• What you are asked to do:
Transcribe only the part of the material below that begins at the line containing "Reproduce this chart with matplotlib." and ends at the line containing "ax = fig.add_axes([66/645, 66/409, 565/645, 329/409])", with both kept and images left out.

• Data:

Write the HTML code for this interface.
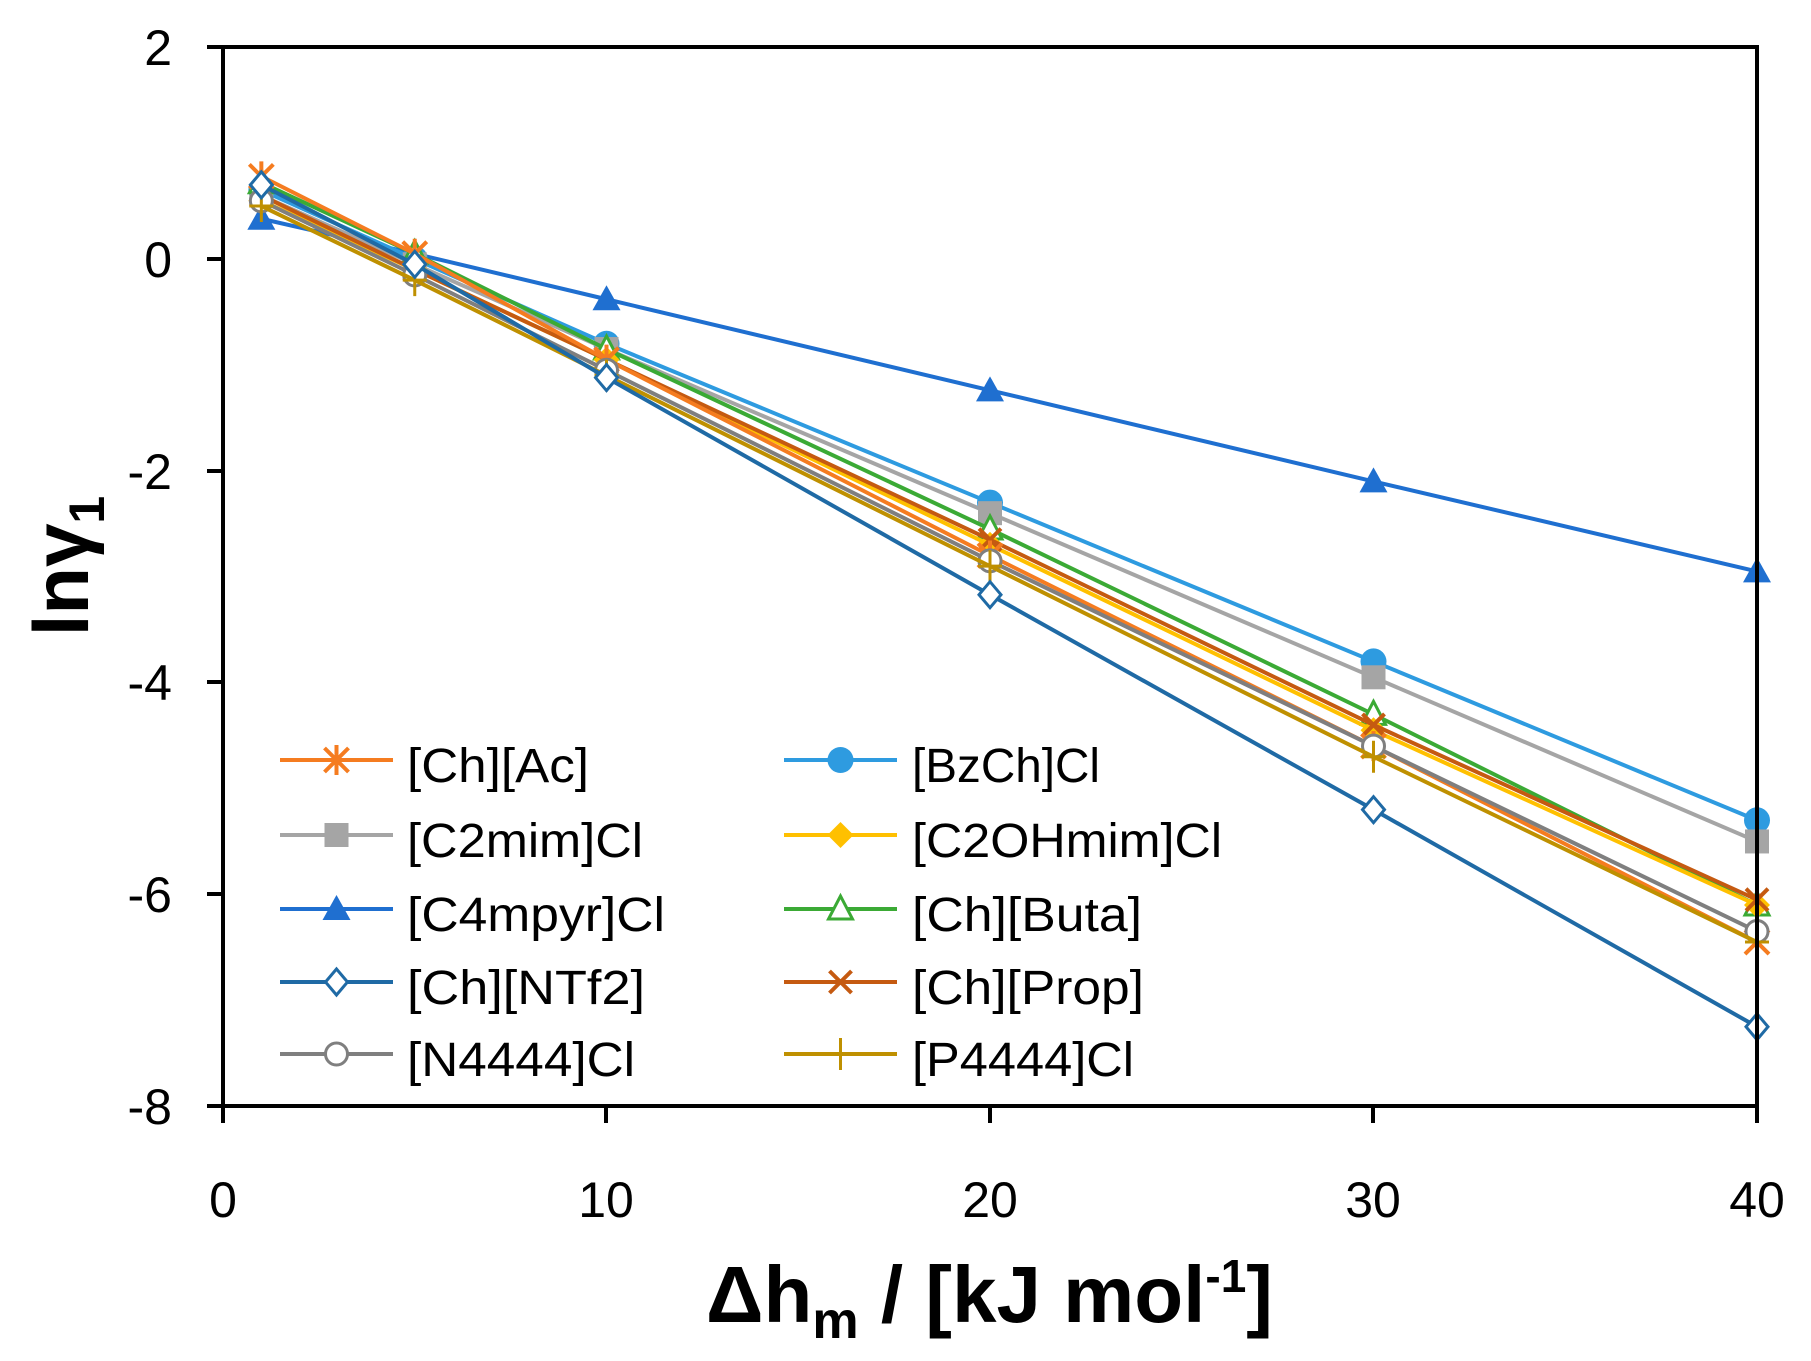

==

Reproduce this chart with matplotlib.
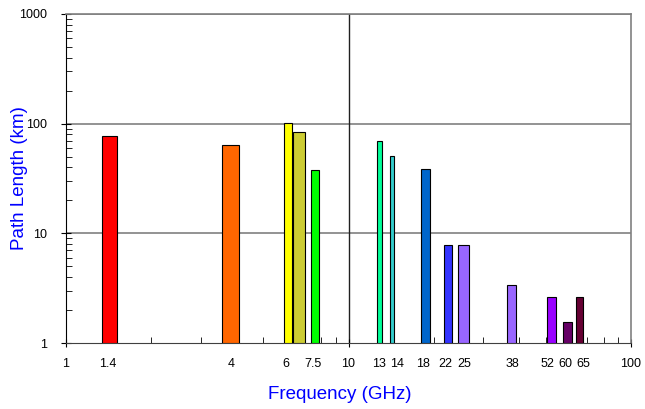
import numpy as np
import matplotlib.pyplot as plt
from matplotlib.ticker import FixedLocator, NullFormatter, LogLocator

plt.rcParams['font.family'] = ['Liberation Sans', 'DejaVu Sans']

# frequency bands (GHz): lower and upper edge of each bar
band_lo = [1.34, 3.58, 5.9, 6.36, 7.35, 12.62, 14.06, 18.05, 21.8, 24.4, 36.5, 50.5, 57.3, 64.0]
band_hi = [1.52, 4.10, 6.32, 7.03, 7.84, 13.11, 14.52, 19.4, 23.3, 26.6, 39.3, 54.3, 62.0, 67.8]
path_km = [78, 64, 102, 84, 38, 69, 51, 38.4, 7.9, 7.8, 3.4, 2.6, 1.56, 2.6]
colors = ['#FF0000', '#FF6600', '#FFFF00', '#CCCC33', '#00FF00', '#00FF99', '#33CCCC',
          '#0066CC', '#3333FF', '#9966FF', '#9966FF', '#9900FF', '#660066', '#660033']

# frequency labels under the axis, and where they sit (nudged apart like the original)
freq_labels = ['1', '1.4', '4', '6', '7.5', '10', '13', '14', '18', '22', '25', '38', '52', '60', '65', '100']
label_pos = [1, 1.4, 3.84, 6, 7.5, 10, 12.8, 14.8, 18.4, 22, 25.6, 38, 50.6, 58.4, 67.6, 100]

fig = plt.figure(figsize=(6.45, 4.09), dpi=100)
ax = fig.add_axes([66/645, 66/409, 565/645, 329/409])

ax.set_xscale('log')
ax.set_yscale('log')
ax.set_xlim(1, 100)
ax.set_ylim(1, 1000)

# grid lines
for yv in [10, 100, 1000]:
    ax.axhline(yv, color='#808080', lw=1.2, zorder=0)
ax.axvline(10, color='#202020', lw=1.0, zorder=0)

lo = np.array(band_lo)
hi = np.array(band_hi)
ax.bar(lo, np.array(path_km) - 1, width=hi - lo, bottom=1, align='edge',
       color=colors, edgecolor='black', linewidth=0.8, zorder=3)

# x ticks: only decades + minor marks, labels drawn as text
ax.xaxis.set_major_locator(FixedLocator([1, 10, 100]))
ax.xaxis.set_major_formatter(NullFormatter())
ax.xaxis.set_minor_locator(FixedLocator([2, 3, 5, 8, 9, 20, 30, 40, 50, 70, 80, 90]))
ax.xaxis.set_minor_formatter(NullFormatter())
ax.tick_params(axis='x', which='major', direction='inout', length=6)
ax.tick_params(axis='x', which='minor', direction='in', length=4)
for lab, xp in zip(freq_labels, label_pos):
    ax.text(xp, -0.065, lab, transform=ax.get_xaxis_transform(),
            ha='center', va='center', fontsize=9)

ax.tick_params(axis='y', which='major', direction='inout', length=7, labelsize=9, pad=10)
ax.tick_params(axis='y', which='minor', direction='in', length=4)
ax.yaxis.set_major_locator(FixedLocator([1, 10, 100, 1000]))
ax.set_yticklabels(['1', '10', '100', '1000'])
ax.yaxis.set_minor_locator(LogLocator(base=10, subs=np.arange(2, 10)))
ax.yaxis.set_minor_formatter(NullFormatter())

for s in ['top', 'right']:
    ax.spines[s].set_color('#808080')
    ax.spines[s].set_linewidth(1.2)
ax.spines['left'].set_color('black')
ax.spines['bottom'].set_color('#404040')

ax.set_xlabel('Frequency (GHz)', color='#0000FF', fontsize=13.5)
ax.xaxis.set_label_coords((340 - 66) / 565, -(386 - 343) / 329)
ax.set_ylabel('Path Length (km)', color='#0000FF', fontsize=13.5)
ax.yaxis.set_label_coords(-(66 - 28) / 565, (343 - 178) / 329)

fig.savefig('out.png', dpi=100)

• Output of the task:
Reproduce this chart with matplotlib.
import numpy as np
import matplotlib.pyplot as plt
from matplotlib.ticker import FixedLocator, NullFormatter, LogLocator

plt.rcParams['font.family'] = ['Liberation Sans', 'DejaVu Sans']

# frequency bands (GHz): lower and upper edge of each bar
band_lo = [1.34, 3.58, 5.9, 6.36, 7.35, 12.62, 14.06, 18.05, 21.8, 24.4, 36.5, 50.5, 57.3, 64.0]
band_hi = [1.52, 4.10, 6.32, 7.03, 7.84, 13.11, 14.52, 19.4, 23.3, 26.6, 39.3, 54.3, 62.0, 67.8]
path_km = [78, 64, 102, 84, 38, 69, 51, 38.4, 7.9, 7.8, 3.4, 2.6, 1.56, 2.6]
colors = ['#FF0000', '#FF6600', '#FFFF00', '#CCCC33', '#00FF00', '#00FF99', '#33CCCC',
          '#0066CC', '#3333FF', '#9966FF', '#9966FF', '#9900FF', '#660066', '#660033']

# frequency labels under the axis, and where they sit (nudged apart like the original)
freq_labels = ['1', '1.4', '4', '6', '7.5', '10', '13', '14', '18', '22', '25', '38', '52', '60', '65', '100']
label_pos = [1, 1.4, 3.84, 6, 7.5, 10, 12.8, 14.8, 18.4, 22, 25.6, 38, 50.6, 58.4, 67.6, 100]

fig = plt.figure(figsize=(6.45, 4.09), dpi=100)
ax = fig.add_axes([66/645, 66/409, 565/645, 329/409])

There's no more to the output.